Recolha de votos porta-a-porta, soldados armados a escoltar urnas móveis e transparentes, escolha feita sem privacidade, à vista de todos os presentes. Estão em marcha, desde esta sexta-feira, 23, os “referendos” de iniciativa russa tendo em vista a anexação dos territórios ucranianos ocupados nas regiões de Lugansk, Donetsk, Kherson e Zaroríjia, no Leste e no Sul da Ucrânia.
A comunidade internacional já anunciou que jamais reconhecerá os resultados destas consultas populares – apelidadas de “falsas”, “ilegais”, “obscenas” e “inaceitáveis” por vários líderes mundiais -, mas nada impedirá a Rússia de as realizar, numa estratégia em tudo idêntica à que levou à anexação da Crimeia, em 2014, quando levou a cabo um “referendo” depois de ter invadido a região.

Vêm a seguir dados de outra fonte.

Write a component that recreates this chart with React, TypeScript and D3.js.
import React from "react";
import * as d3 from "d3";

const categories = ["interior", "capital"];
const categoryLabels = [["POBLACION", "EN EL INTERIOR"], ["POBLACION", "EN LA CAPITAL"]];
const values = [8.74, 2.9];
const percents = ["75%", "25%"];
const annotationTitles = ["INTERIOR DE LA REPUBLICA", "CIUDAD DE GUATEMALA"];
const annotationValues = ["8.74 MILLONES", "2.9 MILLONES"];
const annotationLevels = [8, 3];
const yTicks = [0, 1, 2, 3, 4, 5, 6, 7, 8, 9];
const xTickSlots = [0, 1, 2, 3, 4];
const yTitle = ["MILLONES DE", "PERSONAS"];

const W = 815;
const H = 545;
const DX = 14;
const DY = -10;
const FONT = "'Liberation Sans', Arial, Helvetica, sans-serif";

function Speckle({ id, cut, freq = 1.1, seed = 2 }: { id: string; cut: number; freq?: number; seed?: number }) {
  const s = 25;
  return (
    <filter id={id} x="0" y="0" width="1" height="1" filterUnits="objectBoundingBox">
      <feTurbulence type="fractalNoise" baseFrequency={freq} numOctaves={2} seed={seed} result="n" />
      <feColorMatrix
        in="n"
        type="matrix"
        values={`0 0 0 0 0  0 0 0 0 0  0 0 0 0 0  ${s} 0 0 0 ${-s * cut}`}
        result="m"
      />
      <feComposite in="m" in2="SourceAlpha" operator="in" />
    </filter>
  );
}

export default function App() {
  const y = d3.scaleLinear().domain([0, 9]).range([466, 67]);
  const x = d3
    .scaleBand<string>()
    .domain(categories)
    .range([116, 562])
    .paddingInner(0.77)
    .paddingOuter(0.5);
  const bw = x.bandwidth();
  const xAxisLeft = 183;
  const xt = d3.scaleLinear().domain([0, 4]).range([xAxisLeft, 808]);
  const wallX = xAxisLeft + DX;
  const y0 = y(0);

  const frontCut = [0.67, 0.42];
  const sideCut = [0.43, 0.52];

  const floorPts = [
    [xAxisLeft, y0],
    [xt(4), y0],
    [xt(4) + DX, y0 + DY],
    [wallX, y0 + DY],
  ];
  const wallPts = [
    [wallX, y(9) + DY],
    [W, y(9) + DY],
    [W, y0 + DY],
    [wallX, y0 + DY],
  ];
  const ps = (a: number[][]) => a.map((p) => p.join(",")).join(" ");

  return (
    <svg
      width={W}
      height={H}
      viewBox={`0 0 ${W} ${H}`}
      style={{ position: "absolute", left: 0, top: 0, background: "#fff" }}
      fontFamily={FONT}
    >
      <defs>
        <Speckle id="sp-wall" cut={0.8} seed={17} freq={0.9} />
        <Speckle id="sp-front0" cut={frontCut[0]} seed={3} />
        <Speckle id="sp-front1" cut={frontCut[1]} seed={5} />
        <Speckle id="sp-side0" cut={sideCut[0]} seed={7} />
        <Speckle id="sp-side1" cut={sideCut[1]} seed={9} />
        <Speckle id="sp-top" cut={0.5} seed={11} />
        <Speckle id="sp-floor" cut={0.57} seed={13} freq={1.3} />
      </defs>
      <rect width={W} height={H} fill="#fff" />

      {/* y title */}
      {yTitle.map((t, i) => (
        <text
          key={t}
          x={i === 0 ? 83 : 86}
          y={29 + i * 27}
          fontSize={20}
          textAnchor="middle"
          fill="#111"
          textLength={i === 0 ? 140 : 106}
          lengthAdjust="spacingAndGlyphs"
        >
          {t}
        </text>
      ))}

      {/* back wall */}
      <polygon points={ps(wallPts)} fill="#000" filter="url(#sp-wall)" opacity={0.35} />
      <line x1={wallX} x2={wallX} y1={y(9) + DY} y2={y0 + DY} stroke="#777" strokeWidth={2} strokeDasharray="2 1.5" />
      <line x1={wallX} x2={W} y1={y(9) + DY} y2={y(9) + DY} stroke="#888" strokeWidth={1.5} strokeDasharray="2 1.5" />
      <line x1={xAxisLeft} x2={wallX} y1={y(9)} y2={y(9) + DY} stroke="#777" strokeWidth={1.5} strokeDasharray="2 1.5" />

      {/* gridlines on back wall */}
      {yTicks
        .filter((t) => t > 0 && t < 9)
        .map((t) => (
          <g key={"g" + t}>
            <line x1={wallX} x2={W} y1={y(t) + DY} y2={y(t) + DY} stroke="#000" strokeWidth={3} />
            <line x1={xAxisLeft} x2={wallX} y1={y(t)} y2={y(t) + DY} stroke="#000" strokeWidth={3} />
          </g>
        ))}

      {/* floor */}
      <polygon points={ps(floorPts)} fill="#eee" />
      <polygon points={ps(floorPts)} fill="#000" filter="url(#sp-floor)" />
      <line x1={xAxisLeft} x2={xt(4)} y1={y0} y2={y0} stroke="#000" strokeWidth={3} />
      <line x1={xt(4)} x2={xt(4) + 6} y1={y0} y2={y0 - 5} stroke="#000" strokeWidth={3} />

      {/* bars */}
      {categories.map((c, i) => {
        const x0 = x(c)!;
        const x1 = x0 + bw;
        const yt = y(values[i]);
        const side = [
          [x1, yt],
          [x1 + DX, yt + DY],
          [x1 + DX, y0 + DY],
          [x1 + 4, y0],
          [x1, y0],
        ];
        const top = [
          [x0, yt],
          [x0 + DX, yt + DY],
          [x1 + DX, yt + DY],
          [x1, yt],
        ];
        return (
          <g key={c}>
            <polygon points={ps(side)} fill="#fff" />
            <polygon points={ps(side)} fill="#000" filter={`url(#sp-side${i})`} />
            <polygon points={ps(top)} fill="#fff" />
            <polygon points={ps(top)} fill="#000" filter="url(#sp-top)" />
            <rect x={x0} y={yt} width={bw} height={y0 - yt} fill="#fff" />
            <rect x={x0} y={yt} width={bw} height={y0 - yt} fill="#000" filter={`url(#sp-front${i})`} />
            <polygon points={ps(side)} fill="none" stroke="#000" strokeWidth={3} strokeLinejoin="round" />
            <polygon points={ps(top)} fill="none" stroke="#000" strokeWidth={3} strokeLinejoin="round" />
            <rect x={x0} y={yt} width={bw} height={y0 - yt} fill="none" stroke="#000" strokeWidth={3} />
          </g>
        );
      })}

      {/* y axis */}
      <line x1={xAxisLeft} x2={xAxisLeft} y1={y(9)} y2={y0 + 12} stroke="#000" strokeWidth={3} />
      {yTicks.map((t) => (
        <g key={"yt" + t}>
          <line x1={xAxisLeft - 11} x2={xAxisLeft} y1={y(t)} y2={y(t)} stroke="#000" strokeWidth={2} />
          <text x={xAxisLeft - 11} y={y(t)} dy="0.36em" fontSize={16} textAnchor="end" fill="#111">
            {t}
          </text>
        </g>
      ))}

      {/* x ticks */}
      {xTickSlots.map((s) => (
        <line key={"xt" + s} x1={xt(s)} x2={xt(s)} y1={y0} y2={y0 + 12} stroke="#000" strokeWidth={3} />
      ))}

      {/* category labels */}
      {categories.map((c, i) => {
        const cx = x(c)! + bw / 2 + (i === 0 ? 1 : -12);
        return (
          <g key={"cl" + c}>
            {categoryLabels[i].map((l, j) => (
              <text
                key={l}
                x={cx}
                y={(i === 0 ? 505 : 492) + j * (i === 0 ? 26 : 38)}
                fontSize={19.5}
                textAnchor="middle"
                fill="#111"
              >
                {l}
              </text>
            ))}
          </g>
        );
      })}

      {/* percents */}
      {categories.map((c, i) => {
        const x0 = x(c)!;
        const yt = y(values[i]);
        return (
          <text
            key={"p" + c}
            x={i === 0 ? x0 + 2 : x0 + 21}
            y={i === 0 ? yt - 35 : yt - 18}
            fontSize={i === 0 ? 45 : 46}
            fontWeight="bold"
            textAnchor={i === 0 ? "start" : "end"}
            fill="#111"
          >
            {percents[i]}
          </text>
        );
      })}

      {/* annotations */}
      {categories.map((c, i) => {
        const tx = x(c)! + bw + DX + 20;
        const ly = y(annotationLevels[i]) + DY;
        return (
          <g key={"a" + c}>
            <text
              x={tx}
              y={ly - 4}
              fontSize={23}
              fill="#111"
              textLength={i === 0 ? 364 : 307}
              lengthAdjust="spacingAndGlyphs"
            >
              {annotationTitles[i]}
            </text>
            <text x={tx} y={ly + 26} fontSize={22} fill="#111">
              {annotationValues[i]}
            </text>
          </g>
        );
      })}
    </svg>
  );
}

É a resposta de Vlamidir Putin à contraofensiva ucraniana no terreno que, recentemente, permitiu a recuperação de toda a região ocupada de Kharkiv e obrigou as forças invasoras a recuarem em Kherson. Desta forma, como o líder russo avisou a meio da semana, se a Ucrânia tentar reconquistar território naquelas regiões, estará efetivamente a atacar a Rússia, que assim se sentirá legitimada para recorrer “a todos os meios” ao seu dispor, inclusive a armas nucleares, para repelir uma “ameaça à integridade territorial”. Foi este o discurso de Putin na passada quarta-feira, 21, e o porta-voz do Kremlin, Dmitry Peskov, já veio entretanto indicar que o processo de integração na Rússia será rápido, após a contagem dos votos.

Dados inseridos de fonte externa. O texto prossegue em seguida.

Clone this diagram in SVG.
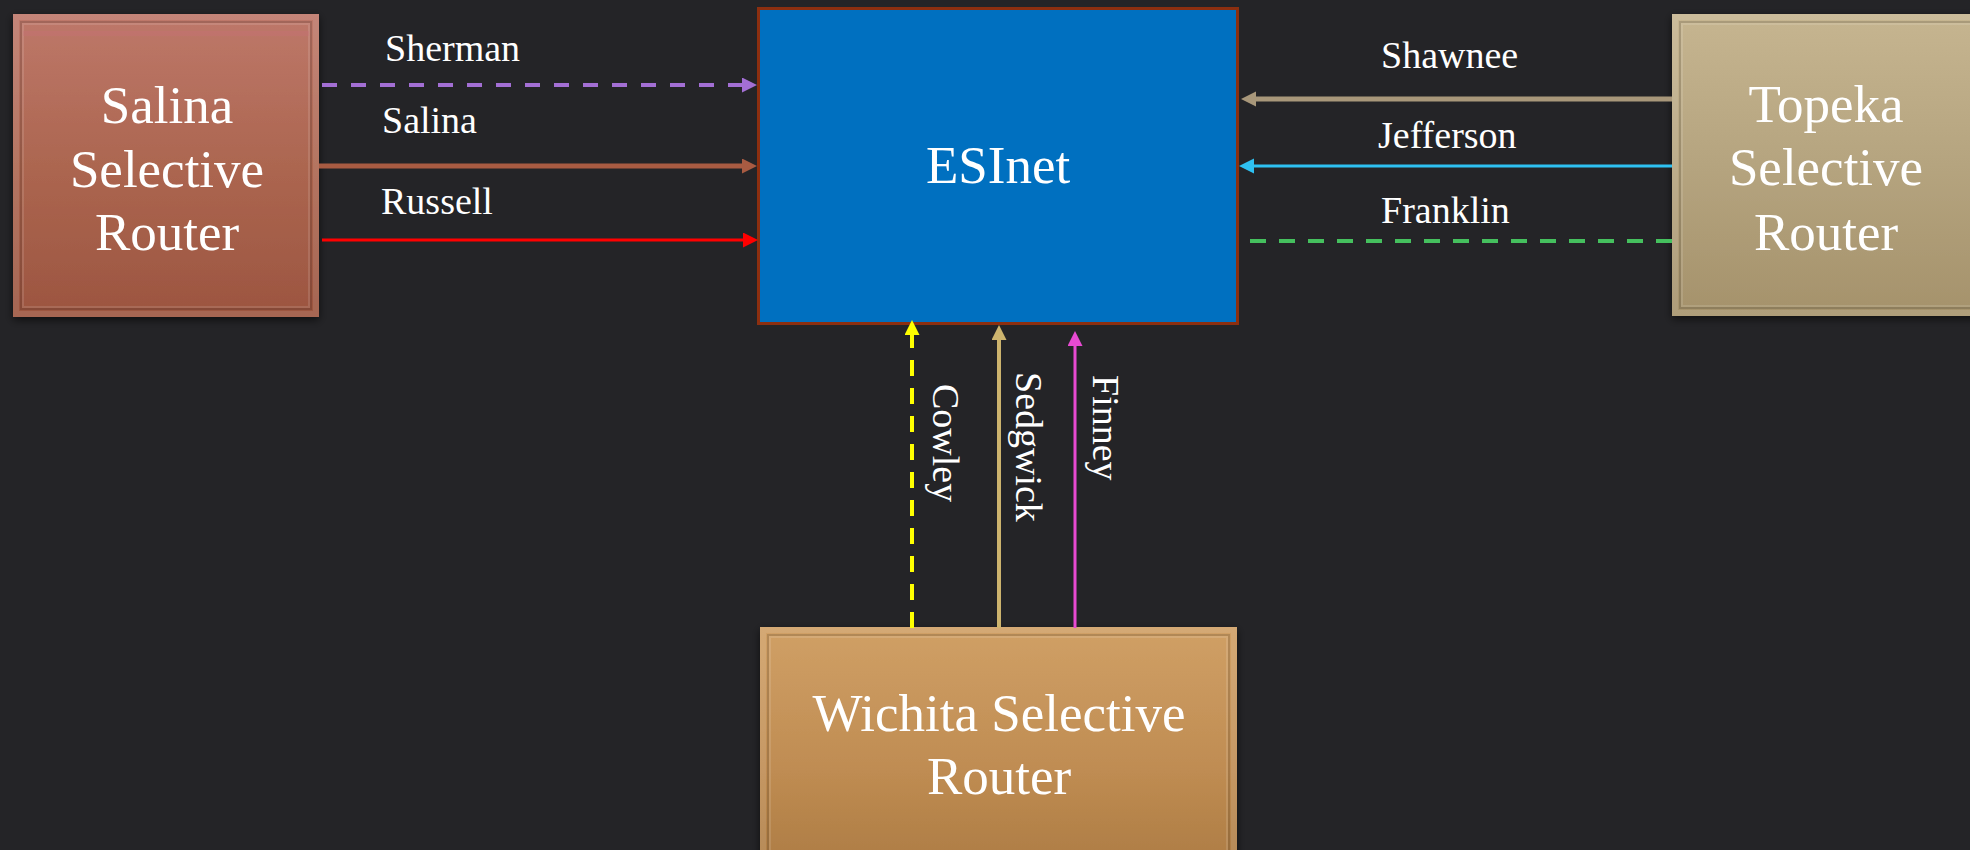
<svg xmlns="http://www.w3.org/2000/svg" width="1970" height="850" viewBox="0 0 1970 850">
<defs>
<style>
.bg{fill:#242427}
.ntext{font-family:"Liberation Serif","Times New Roman",serif;font-size:53px;fill:#ffffff;text-anchor:middle}
.lbl{font-family:"Liberation Serif","Times New Roman",serif;font-size:38px;fill:#ffffff}
.frame{fill:none;stroke:#000000;stroke-opacity:0.14;stroke-width:2}
.hilite{fill:none;stroke:#ffffff;stroke-opacity:0.12;stroke-width:2}
.edge{fill:none;stroke:#ffffff;stroke-opacity:0.10;stroke-width:6}
</style>
<linearGradient id="gSalina" x1="0" y1="0" x2="0" y2="1">
<stop offset="0" stop-color="#BE786A"/>
<stop offset="0.5" stop-color="#AC6650"/>
<stop offset="1" stop-color="#9C5540"/>
</linearGradient>
<linearGradient id="gTopeka" x1="0" y1="0" x2="0" y2="1">
<stop offset="0" stop-color="#C6B590"/>
<stop offset="0.5" stop-color="#B5A47F"/>
<stop offset="1" stop-color="#A5926B"/>
</linearGradient>
<linearGradient id="gWichita" x1="0" y1="0" x2="0" y2="1">
<stop offset="0" stop-color="#D0A066"/>
<stop offset="0.6" stop-color="#BF8C52"/>
<stop offset="1" stop-color="#AD7C44"/>
</linearGradient>
<filter id="shadow" x="-10%" y="-10%" width="120%" height="120%">
<feDropShadow dx="0" dy="3" stdDeviation="4" flood-color="#000000" flood-opacity="0.6"/>
</filter>
<marker id="mPurple" markerUnits="userSpaceOnUse" markerWidth="16" markerHeight="16" refX="3" refY="7.5" orient="auto"><path d="M0,0 L15,7.5 L0,15 z" fill="#A36FD4"/></marker>
<marker id="mBrown" markerUnits="userSpaceOnUse" markerWidth="16" markerHeight="16" refX="3" refY="7.5" orient="auto"><path d="M0,0 L15,7.5 L0,15 z" fill="#A85B42"/></marker>
<marker id="mRed" markerUnits="userSpaceOnUse" markerWidth="16" markerHeight="16" refX="3" refY="7.5" orient="auto"><path d="M0,0 L15,7.5 L0,15 z" fill="#FF0000"/></marker>
<marker id="mTan" markerUnits="userSpaceOnUse" markerWidth="16" markerHeight="16" refX="3" refY="7.5" orient="auto"><path d="M0,0 L15,7.5 L0,15 z" fill="#A8977A"/></marker>
<marker id="mCyan" markerUnits="userSpaceOnUse" markerWidth="16" markerHeight="16" refX="3" refY="7.5" orient="auto"><path d="M0,0 L15,7.5 L0,15 z" fill="#2EC1F2"/></marker>
<marker id="mYellow" markerUnits="userSpaceOnUse" markerWidth="16" markerHeight="16" refX="3" refY="7.5" orient="auto"><path d="M0,0 L15,7.5 L0,15 z" fill="#FFFF00"/></marker>
<marker id="mGold" markerUnits="userSpaceOnUse" markerWidth="16" markerHeight="16" refX="3" refY="7.5" orient="auto"><path d="M0,0 L15,7.5 L0,15 z" fill="#CDB46E"/></marker>
<marker id="mPink" markerUnits="userSpaceOnUse" markerWidth="16" markerHeight="16" refX="3" refY="7.5" orient="auto"><path d="M0,0 L15,7.5 L0,15 z" fill="#E84AD2"/></marker>
</defs>
<rect class="bg" x="0" y="0" width="1970" height="850"/>

<g id="salina">
<rect x="13" y="14" width="306" height="303" fill="url(#gSalina)" filter="url(#shadow)"/>
<rect class="edge" x="16" y="17" width="300" height="297"/>
<rect class="frame" x="21" y="22" width="290" height="287"/>
<rect class="hilite" x="23" y="24" width="286" height="283"/>
<rect x="23" y="31" width="286" height="5" fill="#C87078" fill-opacity="0.35"/>
<text class="ntext" x="167" y="123">Salina</text>
<text class="ntext" x="167" y="187">Selective</text>
<text class="ntext" x="167" y="250">Router</text>
</g>

<g id="topeka">
<rect x="1672" y="14" width="310" height="302" fill="url(#gTopeka)" filter="url(#shadow)"/>
<rect class="edge" x="1675" y="17" width="310" height="296"/>
<rect class="frame" x="1680" y="22" width="300" height="286"/>
<rect class="hilite" x="1682" y="24" width="300" height="282"/>
<text class="ntext" x="1826" y="122">Topeka</text>
<text class="ntext" x="1826" y="185">Selective</text>
<text class="ntext" x="1826" y="250">Router</text>
</g>

<g id="wichita">
<rect x="760" y="627" width="477" height="240" fill="url(#gWichita)" filter="url(#shadow)"/>
<rect class="edge" x="763" y="630" width="471" height="240"/>
<rect class="frame" x="768" y="635" width="461" height="230"/>
<rect class="hilite" x="770" y="637" width="457" height="230"/>
<text class="ntext" x="999" y="731">Wichita Selective</text>
<text class="ntext" x="999" y="794">Router</text>
</g>

<g id="esinet">
<rect x="758.5" y="8.5" width="479" height="315" fill="#0070C0" stroke="#8C2F10" stroke-width="3"/>
<text class="ntext" x="998" y="183">ESInet</text>
</g>

<g id="connectors">
<line x1="322" y1="85" x2="745" y2="85" stroke="#A36FD4" stroke-width="4" stroke-dasharray="15 14" marker-end="url(#mPurple)"/>
<line x1="319" y1="166" x2="745" y2="166" stroke="#A85B42" stroke-width="5" marker-end="url(#mBrown)"/>
<line x1="322" y1="240" x2="746" y2="240" stroke="#FF0000" stroke-width="3" marker-end="url(#mRed)"/>
<line x1="1672" y1="99" x2="1253" y2="99" stroke="#A8977A" stroke-width="5" marker-end="url(#mTan)"/>
<line x1="1672" y1="166" x2="1251" y2="166" stroke="#2EC1F2" stroke-width="3" marker-end="url(#mCyan)"/>
<line x1="1672" y1="241" x2="1248" y2="241" stroke="#45C05E" stroke-width="4" stroke-dasharray="16 13"/>
<line x1="912" y1="628" x2="912" y2="332" stroke="#FFFF00" stroke-width="4" stroke-dasharray="16 12" marker-end="url(#mYellow)"/>
<line x1="999" y1="628" x2="999" y2="337" stroke="#CDB46E" stroke-width="4" marker-end="url(#mGold)"/>
<line x1="1075" y1="628" x2="1075" y2="343" stroke="#E84AD2" stroke-width="3" marker-end="url(#mPink)"/>
<text class="lbl" x="385" y="61">Sherman</text>
<text class="lbl" x="382" y="133">Salina</text>
<text class="lbl" x="381" y="214">Russell</text>
<text class="lbl" x="1381" y="68">Shawnee</text>
<text class="lbl" x="1378" y="148">Jefferson</text>
<text class="lbl" x="1381" y="223">Franklin</text>
<text class="lbl" transform="translate(933,384) rotate(90)">Cowley</text>
<text class="lbl" transform="translate(1016,372) rotate(90)">Sedgwick</text>
<text class="lbl" transform="translate(1093,375) rotate(90)">Finney</text>
</g>
</svg>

Ninguém no Ocidente aceita esta lógica, tendo os ucranianos garantido que os resultados dos “referendos” em nada vão alterar a estratégia de recuperação dos territórios perdidos. Da mesma forma, ninguém no Ocidente ou na Ucrânia acredita noutro resultado que não o do “sim” à anexação dos territórios nas quatro regiões parcialmente ocupadas. Em 1991, quando os ucranianos foram chamados a referendar a independência da URSS, 90% da população de Kherson e de Zaporíjia votou a favor, enquanto 84% responderam no mesmo sentido em Donetsk e em Lugansk.

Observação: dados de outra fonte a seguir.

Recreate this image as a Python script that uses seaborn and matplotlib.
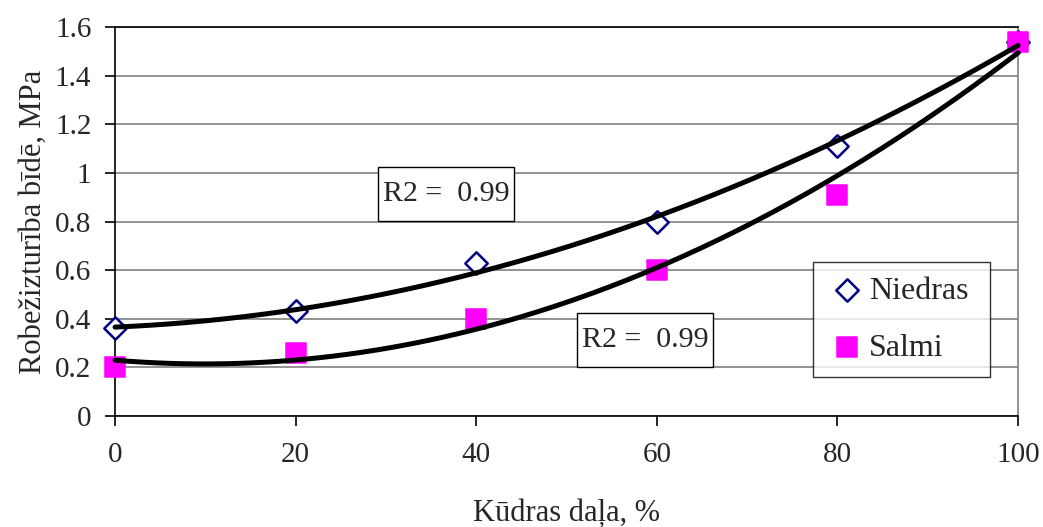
import matplotlib
matplotlib.use('Agg')
import matplotlib.pyplot as plt
from matplotlib.patches import Rectangle
import numpy as np
import pandas as pd
import seaborn as sns

# Data
kudras_dala = [0, 20, 40, 60, 80, 100]
niedras = [0.36, 0.43, 0.63, 0.80, 1.11, 1.54]
salmi = [0.20, 0.26, 0.40, 0.60, 0.91, 1.54]
y_ticks = [0, 0.2, 0.4, 0.6, 0.8, 1, 1.2, 1.4, 1.6]
y_tick_labels = ['0', '0.2', '0.4', '0.6', '0.8', '1', '1.2', '1.4', '1.6']
x_ticks = [0, 20, 40, 60, 80, 100]
r2_text = 'R2 =  0.99'

sns.set_style('white')
plt.rcParams['font.family'] = ['Liberation Serif', 'DejaVu Serif']

df = pd.DataFrame({
    'x': kudras_dala * 2,
    'y': niedras + salmi,
    'series': ['Niedras'] * 6 + ['Salmi'] * 6,
})

fig = plt.figure(figsize=(10.43, 5.27), dpi=100)
ax = fig.add_axes([0.1103, 0.2106, 0.8658, 0.7381])

# Second order polynomial trendlines
xs = np.linspace(0, 100, 200)
for vals in (niedras, salmi):
    coef = np.polyfit(kudras_dala, vals, 2)
    sns.lineplot(x=xs, y=np.polyval(coef, xs), color='black', lw=3.6,
                 ax=ax, zorder=5, clip_on=False)

# Points
sns.scatterplot(data=df[df.series == 'Niedras'], x='x', y='y', marker='D',
                s=130, facecolor='white', edgecolor='#000080', linewidth=1.8,
                ax=ax, zorder=4, clip_on=False, label='Niedras')
sns.scatterplot(data=df[df.series == 'Salmi'], x='x', y='y', marker='s',
                s=190, color='#FF00FF', edgecolor='#FF00FF',
                ax=ax, zorder=4, clip_on=False, label='Salmi')

ax.set_xlim(0, 100)
ax.set_ylim(0, 1.6)
ax.set_xticks(x_ticks)
ax.set_yticks(y_ticks)
ax.set_yticklabels(y_tick_labels)
ax.yaxis.grid(True, color='#808080', lw=1.2)
ax.set_axisbelow(True)

for side in ('left', 'bottom', 'top'):
    ax.spines[side].set_color('black')
    ax.spines[side].set_linewidth(1.2)
ax.spines['right'].set_color('#808080')
ax.spines['right'].set_linewidth(1.2)

ax.tick_params(axis='both', direction='out', length=7, width=1.2,
               color='black', labelsize=21, left=True, bottom=True)
ax.tick_params(axis='x', pad=12)
ax.tick_params(axis='y', pad=10)

ax.set_xlabel('Kūdras daļa, %', fontsize=22, labelpad=22)
ax.set_ylabel('Robežizturība bīdē, MPa', fontsize=22, labelpad=5)

# R2 boxes (axes fractions)
for x0, y0, w, h in [(0.291, 0.501, 0.151, 0.139), (0.512, 0.126, 0.150, 0.139)]:
    ax.add_patch(Rectangle((x0, y0), w, h, transform=ax.transAxes,
                           facecolor='white', edgecolor='black', lw=1,
                           zorder=6))
    ax.text(x0 + w / 2, y0 + h / 2, r2_text, transform=ax.transAxes,
            fontsize=21.5, ha='center', va='center', zorder=7)

leg = ax.legend(loc='lower left', bbox_to_anchor=(0.773, 0.1003, 0.196, 0.2956),
                mode='expand', borderaxespad=0, frameon=True, fancybox=False,
                fontsize=23, handletextpad=0.05, labelspacing=0.86,
                borderpad=0.45, handlelength=1.25)
leg.get_frame().set_edgecolor('black')
leg.get_frame().set_linewidth(1)
leg.set_zorder(8)

fig.savefig('out.png', dpi=100)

A legitimidade dos atuais “referendos” fica ferida por várias razões. Desde logo, porque as regiões em causa estão em guerra e muitos dos seus habitantes fugiram. Mas, além disso, vídeos que circulam desde ontem nas redes sociais mostram como muitos ucranianos estão a ser condicionados na hora de dizerem “sim” ou “não” à anexação pela Rússia.
Neste vídeo, na região de Zaporíjia, veem-se dois soldados armados a acompanhar funcionárias eleitorais, num prédio habitacional.
Aqui, uma eleitora pergunta onde deve colocar a cruz.
Neste exemplo, a votação decorre na entrada de um prédio, com um militar armado à porta.
Nesta urna em Melitopol, é possível ver como aquilo que devia ser uma escolha secreta fica à vista de toda a gente.
Nem sempre os ucranianos abrem a porta, como se pode ver em mais um vídeo que mostra as chamadas urnas móveis.
Os “referendos” decorrem até à próxima terça-feira, 27.